▶ _TASK DESCRIPTION_: The material below includes pictures; leave them out and return only the lines between the line containing "Rebuild this chart" and the line containing "categories = ['Trials", inclusive, word for word.

▶ _Saved data entries_:
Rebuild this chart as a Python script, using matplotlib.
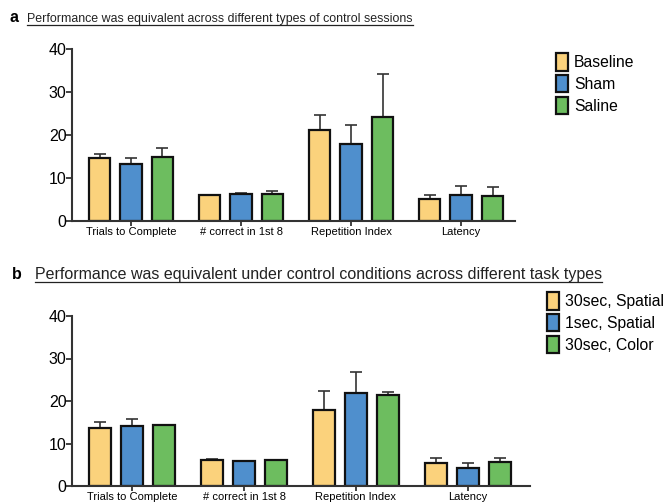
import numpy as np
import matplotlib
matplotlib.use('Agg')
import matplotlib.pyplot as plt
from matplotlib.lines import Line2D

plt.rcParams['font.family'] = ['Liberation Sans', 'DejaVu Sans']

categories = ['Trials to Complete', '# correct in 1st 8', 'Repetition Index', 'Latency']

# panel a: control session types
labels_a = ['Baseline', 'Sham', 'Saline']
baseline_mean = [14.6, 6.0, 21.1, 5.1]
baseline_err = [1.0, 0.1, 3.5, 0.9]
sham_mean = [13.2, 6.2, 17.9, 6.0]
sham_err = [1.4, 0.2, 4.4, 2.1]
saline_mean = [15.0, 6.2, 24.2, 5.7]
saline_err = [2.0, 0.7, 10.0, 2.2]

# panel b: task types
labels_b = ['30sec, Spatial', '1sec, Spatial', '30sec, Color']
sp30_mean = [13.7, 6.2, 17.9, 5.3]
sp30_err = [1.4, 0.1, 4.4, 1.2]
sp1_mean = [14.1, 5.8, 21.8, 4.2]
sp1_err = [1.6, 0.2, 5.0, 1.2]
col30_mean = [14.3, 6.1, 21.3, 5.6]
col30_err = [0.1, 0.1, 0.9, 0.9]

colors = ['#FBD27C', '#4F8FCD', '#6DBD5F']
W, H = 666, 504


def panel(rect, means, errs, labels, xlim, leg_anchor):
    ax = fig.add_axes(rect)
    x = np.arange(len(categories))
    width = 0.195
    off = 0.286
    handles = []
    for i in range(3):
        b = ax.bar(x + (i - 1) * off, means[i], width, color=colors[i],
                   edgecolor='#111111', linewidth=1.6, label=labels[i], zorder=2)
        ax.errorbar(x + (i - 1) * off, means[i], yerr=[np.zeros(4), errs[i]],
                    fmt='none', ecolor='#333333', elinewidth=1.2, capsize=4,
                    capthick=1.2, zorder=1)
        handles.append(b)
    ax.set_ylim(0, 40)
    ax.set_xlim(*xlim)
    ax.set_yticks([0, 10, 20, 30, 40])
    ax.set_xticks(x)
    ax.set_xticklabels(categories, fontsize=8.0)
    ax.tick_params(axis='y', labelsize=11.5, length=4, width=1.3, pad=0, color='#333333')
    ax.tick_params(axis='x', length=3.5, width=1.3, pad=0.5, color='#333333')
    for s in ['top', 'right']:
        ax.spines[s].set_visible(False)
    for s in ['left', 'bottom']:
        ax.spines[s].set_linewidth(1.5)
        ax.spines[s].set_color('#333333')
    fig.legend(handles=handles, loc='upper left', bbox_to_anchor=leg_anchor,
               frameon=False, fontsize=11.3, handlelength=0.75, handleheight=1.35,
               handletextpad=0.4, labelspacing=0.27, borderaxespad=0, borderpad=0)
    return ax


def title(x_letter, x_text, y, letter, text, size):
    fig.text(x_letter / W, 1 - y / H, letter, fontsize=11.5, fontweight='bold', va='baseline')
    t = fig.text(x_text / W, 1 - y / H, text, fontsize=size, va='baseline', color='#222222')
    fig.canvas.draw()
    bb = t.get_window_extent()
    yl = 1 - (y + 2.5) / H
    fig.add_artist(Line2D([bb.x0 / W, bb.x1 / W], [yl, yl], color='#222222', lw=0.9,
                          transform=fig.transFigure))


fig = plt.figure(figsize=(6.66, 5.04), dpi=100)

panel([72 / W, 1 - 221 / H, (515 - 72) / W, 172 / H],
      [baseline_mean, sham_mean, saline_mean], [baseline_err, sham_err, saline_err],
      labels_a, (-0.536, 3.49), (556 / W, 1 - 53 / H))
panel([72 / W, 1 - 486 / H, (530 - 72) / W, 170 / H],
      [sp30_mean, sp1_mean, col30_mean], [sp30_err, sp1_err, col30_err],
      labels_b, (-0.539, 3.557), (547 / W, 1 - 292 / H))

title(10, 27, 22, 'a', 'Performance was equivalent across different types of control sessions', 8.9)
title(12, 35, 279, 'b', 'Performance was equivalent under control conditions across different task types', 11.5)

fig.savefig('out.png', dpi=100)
...
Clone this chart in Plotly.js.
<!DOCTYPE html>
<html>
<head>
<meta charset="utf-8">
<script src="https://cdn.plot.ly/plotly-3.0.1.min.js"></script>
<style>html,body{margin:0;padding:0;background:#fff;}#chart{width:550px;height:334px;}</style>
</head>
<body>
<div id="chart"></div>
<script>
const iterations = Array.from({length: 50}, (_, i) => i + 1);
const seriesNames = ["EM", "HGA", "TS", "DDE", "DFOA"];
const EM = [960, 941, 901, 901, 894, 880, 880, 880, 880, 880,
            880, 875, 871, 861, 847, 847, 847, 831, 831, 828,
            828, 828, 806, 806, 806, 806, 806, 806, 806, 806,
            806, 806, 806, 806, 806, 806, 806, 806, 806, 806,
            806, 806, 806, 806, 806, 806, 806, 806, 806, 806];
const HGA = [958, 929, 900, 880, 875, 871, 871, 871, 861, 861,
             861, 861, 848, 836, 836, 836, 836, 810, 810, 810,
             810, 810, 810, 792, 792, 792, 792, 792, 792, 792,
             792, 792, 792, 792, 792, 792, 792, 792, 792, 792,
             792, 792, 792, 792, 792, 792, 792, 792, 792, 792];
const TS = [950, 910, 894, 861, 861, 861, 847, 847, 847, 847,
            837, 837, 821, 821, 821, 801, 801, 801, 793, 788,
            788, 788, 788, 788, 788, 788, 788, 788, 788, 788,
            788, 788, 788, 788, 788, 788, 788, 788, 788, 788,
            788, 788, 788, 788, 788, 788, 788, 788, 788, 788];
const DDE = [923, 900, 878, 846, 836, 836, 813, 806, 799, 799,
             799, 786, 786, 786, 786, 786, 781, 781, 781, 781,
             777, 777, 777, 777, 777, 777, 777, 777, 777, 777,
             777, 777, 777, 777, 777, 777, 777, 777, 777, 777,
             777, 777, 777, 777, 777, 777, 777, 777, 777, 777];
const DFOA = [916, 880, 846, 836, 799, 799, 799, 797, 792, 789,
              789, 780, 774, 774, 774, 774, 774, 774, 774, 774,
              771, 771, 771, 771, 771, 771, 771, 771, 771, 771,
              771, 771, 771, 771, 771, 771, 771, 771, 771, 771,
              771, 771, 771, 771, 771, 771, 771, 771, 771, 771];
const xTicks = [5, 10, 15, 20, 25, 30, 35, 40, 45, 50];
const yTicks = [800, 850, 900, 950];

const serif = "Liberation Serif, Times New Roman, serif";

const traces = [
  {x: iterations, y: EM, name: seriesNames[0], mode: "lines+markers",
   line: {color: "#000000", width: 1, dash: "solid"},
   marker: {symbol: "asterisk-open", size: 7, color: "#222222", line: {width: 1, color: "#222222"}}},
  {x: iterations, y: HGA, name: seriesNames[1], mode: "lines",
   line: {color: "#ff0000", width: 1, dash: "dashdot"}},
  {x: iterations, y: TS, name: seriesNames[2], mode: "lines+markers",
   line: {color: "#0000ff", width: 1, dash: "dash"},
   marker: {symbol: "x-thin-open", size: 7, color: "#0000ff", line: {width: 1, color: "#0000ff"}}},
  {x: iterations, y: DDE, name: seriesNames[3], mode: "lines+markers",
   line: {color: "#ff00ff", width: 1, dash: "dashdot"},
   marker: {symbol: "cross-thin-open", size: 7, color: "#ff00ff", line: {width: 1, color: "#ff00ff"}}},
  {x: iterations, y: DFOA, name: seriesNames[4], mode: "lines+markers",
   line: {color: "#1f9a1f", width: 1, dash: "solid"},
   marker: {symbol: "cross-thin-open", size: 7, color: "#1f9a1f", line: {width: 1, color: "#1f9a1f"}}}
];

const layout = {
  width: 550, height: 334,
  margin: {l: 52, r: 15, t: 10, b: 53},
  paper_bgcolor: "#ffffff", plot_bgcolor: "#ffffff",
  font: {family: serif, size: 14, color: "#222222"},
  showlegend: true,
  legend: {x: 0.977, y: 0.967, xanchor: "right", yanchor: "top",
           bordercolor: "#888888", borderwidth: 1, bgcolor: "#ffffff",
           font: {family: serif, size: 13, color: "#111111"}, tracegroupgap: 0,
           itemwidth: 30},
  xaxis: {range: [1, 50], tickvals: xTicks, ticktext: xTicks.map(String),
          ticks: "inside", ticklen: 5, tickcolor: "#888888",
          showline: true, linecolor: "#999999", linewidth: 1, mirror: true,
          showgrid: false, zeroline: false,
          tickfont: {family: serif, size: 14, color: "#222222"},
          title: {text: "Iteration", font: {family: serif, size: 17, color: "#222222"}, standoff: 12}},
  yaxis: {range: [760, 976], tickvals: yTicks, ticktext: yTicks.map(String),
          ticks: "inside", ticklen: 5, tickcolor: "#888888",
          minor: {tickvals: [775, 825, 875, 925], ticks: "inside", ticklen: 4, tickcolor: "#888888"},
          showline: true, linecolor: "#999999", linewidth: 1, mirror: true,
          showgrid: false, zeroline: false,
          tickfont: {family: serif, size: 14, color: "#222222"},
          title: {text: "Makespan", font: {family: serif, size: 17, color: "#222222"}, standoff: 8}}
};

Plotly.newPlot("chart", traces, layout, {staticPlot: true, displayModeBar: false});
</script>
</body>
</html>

▶ _WORKED ANSWER_:
Rebuild this chart as a Python script, using matplotlib.
import numpy as np
import matplotlib
matplotlib.use('Agg')
import matplotlib.pyplot as plt
from matplotlib.lines import Line2D

plt.rcParams['font.family'] = ['Liberation Sans', 'DejaVu Sans']

categories = ['Trials to Complete', '# correct in 1st 8', 'Repetition Index', 'Latency']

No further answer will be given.